Leuprolide features the same biological activities such as GnRH through the activation of GnRH receptors. It is also currently being used as a GnRH receptor agonist in the treatment of hormone-responsive prostate cancer, uterine fibroids, endometriosis, and precocious puberty. Though the sequence of degarelix has been optimized from GnRH, it normally works as a GnRH antagonist by competing for binding sites with the GnRH receptor and, as such, it is used as a potential treatment for terminal prostate cancer.
There are currently many peptide drugs pending approval that have been derived from natural hormones. These include drugs such as octreotide, which is a somatostatin mimic peptide drug currently being used in the treatment of growth hormone-producing tumors and pituitary tumors.
The Rational Design of Peptides Based on Protein-Protein Interactions
Through the development witnessed in proteomics and structural biology, many protein-protein interactions (PPIs) involved with most of the cellular and biological functions have been discovered. It is estimated that there are over 14000 PPIs which account for about 1% of all the protein-protein interactions n the human body that have been comprehensively studied to date. PPIs are also believed to have the properties to regulate a variety of essential pathways regarding human diseases and, as such, they are potential targets for drug development.
Peptides have valuable advantages as inhibitors or powerful activators of PPIs in comparison to antibodies and small molecules. Consequently, a new drug discovery technology that uses known crystal structures of PPIs has been developed: the rational designs of peptides.
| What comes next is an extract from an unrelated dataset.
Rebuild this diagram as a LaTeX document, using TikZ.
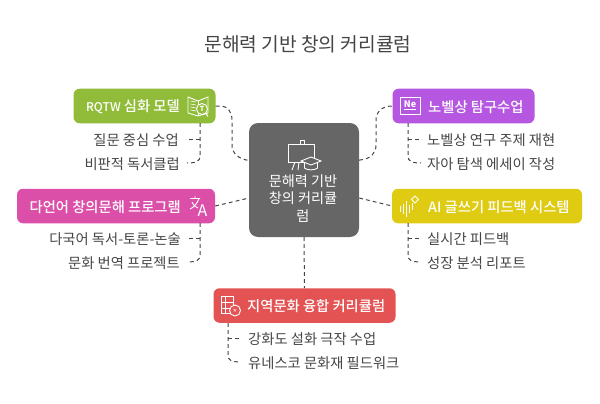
\documentclass[tikz,border=0pt]{standalone}
\usepackage{fontspec}
\setmainfont{Noto Sans CJK KR}
\newfontfamily\cardfont{Noto Sans CJK KR Medium}
\usetikzlibrary{positioning, calc}
\definecolor{inkdark}{HTML}{454545}
\definecolor{inkhub}{HTML}{666666}
\definecolor{inkgreen}{HTML}{90BC3A}
\definecolor{inkpink}{HTML}{DB4FA9}
\definecolor{inkpurple}{HTML}{B557E0}
\definecolor{inkyellow}{HTML}{DFCB12}
\definecolor{inkred}{HTML}{E35353}
\tikzset{x=1pt, y=-1pt,
  card/.style={rectangle, rounded corners=6pt, minimum height=34.5pt, inner sep=0pt},
  cardtext/.style={text=white, font=\fontsize{14.3}{16}\selectfont\cardfont, inner sep=0pt, yshift=-0.7pt},
  leaf/.style={text=inkdark, font=\fontsize{14.3}{16}\selectfont, inner sep=0pt, yshift=-0.7pt},
  link/.style={draw=inkdark, line width=1pt, dash pattern=on 3.8pt off 3.2pt},
  glyph/.style={draw=white, line width=0.9pt}}
\begin{document}
\begin{tikzpicture}
  \useasboundingbox (0,0) rectangle (600,404);
  \node[text=inkdark, font=\fontsize{19.2}{22}\selectfont] (title) at (308,44.7) {문해력 기반 창의 커리큘럼};
  % centre
  \node[card, fill=inkhub, rounded corners=9pt, minimum width=110pt, minimum height=114pt] (hub) at (304,180) {};
  \node[text=white, font=\fontsize{14.2}{17.2}\selectfont, align=center, inner sep=0pt] (hubtext) at (303,198.5) {문해력 기반\\창의 커리큘\\럼};
  % cards
  \node[card, fill=inkgreen, minimum width=142pt] (rqtw) at (144.5,106) {};
  \node[card, fill=inkpink, minimum width=198pt] (lang) at (116,206) {};
  \node[card, fill=inkpurple, minimum width=142pt] (nobel) at (463.5,106) {};
  \node[card, fill=inkyellow, minimum width=190pt] (ai) at (487,206) {};
  \node[card, fill=inkred, minimum width=182pt] (local) at (304.5,305.5) {};
  \node[cardtext, anchor=east] (rqtwtext) at (180,106) {{\fontsize{12}{16}\selectfont RQTW} 심화 모델};
  \node[cardtext, anchor=east] (langtext) at (181,206) {다언어 창의문해 프로그램};
  \node[cardtext, anchor=west] (nobeltext) at (428,106) {노벨상 탐구수업};
  \node[cardtext, anchor=west] (aitext) at (428,206) {AI 글쓰기 피드백 시스템};
  \node[cardtext, anchor=west] (localtext) at (247,305) {지역문화 융합 커리큘럼};
  % leaves
  \node[leaf, anchor=east] (q1) at (179,139) {질문 중심 수업};
  \node[leaf, anchor=east] (q2) at (180,163) {비판적 독서클럽};
  \node[leaf, anchor=east] (l1) at (181,238) {다국어 독서-토론-논술};
  \node[leaf, anchor=east] (l2) at (180,262) {문화 번역 프로젝트};
  \node[leaf, anchor=west] (n1) at (427,139) {노벨상 연구 주제 재현};
  \node[leaf, anchor=west] (n2) at (427,163) {자아 탐색 에세이 작성};
  \node[leaf, anchor=west] (a1) at (427,238) {실시간 피드백};
  \node[leaf, anchor=west] (a2) at (427,262) {성장 분석 리포트};
  \node[leaf, anchor=west] (r1) at (248,338) {강화도 설화 극작 수업};
  \node[leaf, anchor=west] (r2) at (248,362) {유네스코 문화재 필드워크};
  % hub links
  \draw[link] (rqtw.east) -- (222,106) .. controls (228,107) and (232,112) .. (232,120) -- (232,145) .. controls (232,153) and (238,159) .. (249,160.5);
  \draw[link] (lang.east) -- (249,198);
  \draw[link] (hub.east |- 0,160) -- (360,160) .. controls (371,159) and (376,153) .. (376,145) -- (376,120) .. controls (376,112) and (382,106) .. (392,106);
  \draw[link] (hub.east |- 0,198) -- (392,206);
  \draw[link] (hub.south) -- (local.north);
  % leaf links
  \foreach \card/\top/\first/\second/\xa in {rqtw/123/139/163/200, lang/223/238/262/200}{%
    \draw[link] (\xa,\top) -- (\xa,{\second-7}) .. controls (\xa,{\second-2}) and ({\xa-3},\second) .. ({\xa-13},\second);
    \draw[link] (\xa,\first) -- ({\xa-12},\first);}
  \foreach \card/\top/\first/\second/\xa in {nobel/123/139/163/408, ai/223/238/262/408, local/323/338/362/228}{%
    \draw[link] (\xa,\top) -- (\xa,{\second-7}) .. controls (\xa,{\second-2}) and ({\xa+3},\second) .. ({\xa+13},\second);
    \draw[link] (\xa,\first) -- ({\xa+12},\first);}
  % hub glyph
  \draw[glyph] (288,144) rectangle (314,162);
  \draw[glyph] (300,144) -- (300,140) -- (304,140) -- (304,144);
  \draw[glyph] (295,162) -- (292,170) (299,162) -- (298,170);
  \draw[glyph, fill=inkhub] (311,157) -- (321,161) -- (311,165) -- (301,161) -- cycle;
  \draw[glyph] (304.5,163) -- (304.5,168) .. controls (307,170.5) and (315,170.5) .. (317.5,168) -- (317.5,163);
  % card glyphs
  \draw[glyph] (198,101) -- (188,97) -- (188,113) -- (198,116) -- (208,113) -- (208,97) -- cycle;
  \draw[glyph] (198,101) -- (198,116);
  \foreach \yb in {101,104,107,110}{%
    \draw[glyph, line width=0.6pt] (190.5,\yb) -- (196,{\yb+1});}
  \draw[glyph, fill=inkgreen] (202,109) circle (5.5pt);
  \draw[glyph] (205.5,113) -- (208,116.5);
  \node[text=white, font=\fontsize{7}{8}\selectfont\bfseries, inner sep=0pt] (tglyph) at (202,109) {T};
  \draw[glyph] (400,97) rectangle (420,114);
  \node[text=white, font=\fontsize{9}{10}\selectfont\bfseries, inner sep=0pt] (neglyph) at (410,105) {\underline{Ne}};
  \draw[glyph] (190,198.5) -- (200,198.5) (195,196) -- (195,198.5) (199,198.5) .. controls (197,204) and (194,207) .. (190,209) (192,202) .. controls (193,205) and (195,207) .. (198,208);
  \node[text=white, font=\fontsize{16}{18}\selectfont, inner sep=0pt] (aglyph) at (202.5,210.5) {A};
  \foreach \xb/\ya/\yb in {400.5/206/212, 403.5/204/214, 406.5/201/217, 409.5/205/213, 412.5/203/210}{%
    \draw[glyph] (\xb,\ya) -- (\xb,\yb);}
  \draw[glyph] (415,196) -- (418.5,199.5) -- (415,203) -- (411.5,199.5) -- cycle;
  \draw[glyph] (221,296) rectangle (233,313);
  \draw[glyph] (225,296) -- (225,313);
  \draw[glyph] (221,302) -- (233,302) (221,308) -- (233,308);
  \draw[glyph, fill=inkred] (235,310.5) circle (5.5pt);
  \node[text=white, font=\fontsize{8}{9}\selectfont, inner sep=0pt] (starglyph) at (235,310.5) {$\star$};
\end{tikzpicture}
\end{document}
This is currently considered a vibrant and promising strategy for the discovery of new peptide drug candidates.
With the rational design of peptides, there is the use of computer-assisted bioinformatics technology that is based on the resolved crystal structure of the target protein-protein interactions. Computational and bioinformatics analysis of the PPIs binding interfaces makes it possible for the essential amino acid present on the two interacting surfaces to be identified. The essential amino acids play a major role in the process since they are a vital contributor to the Gibbs energy of the PPIs and due to this, they are commonly referred to as hotspots.
Usually, hotspots may be certain continuous fragments of the proteins or they may be dispersed residues present on different secondary structures of the protein. When it comes to designing the protein modulators for the PPIs, a major concern is always about the hotspots. They can be used directly with their continuous fragments or they can be used as a strategy for linking the dispersed residues like in the initial sequence.
But, there is still a need for further peptide development as well as structure optimization, including backbone modification and peptide cyclization to improve both the activity and the physiochemical properties. For instance, identifying essential peptide residues and the potential substitution of the non-essential residues through the thorough study of the structure-activity relationship, as well as the chemical modification of the sequence for a more stable peptide secondary structure may be used in enhancing the bioactivity as well as improving the physicochemical properties.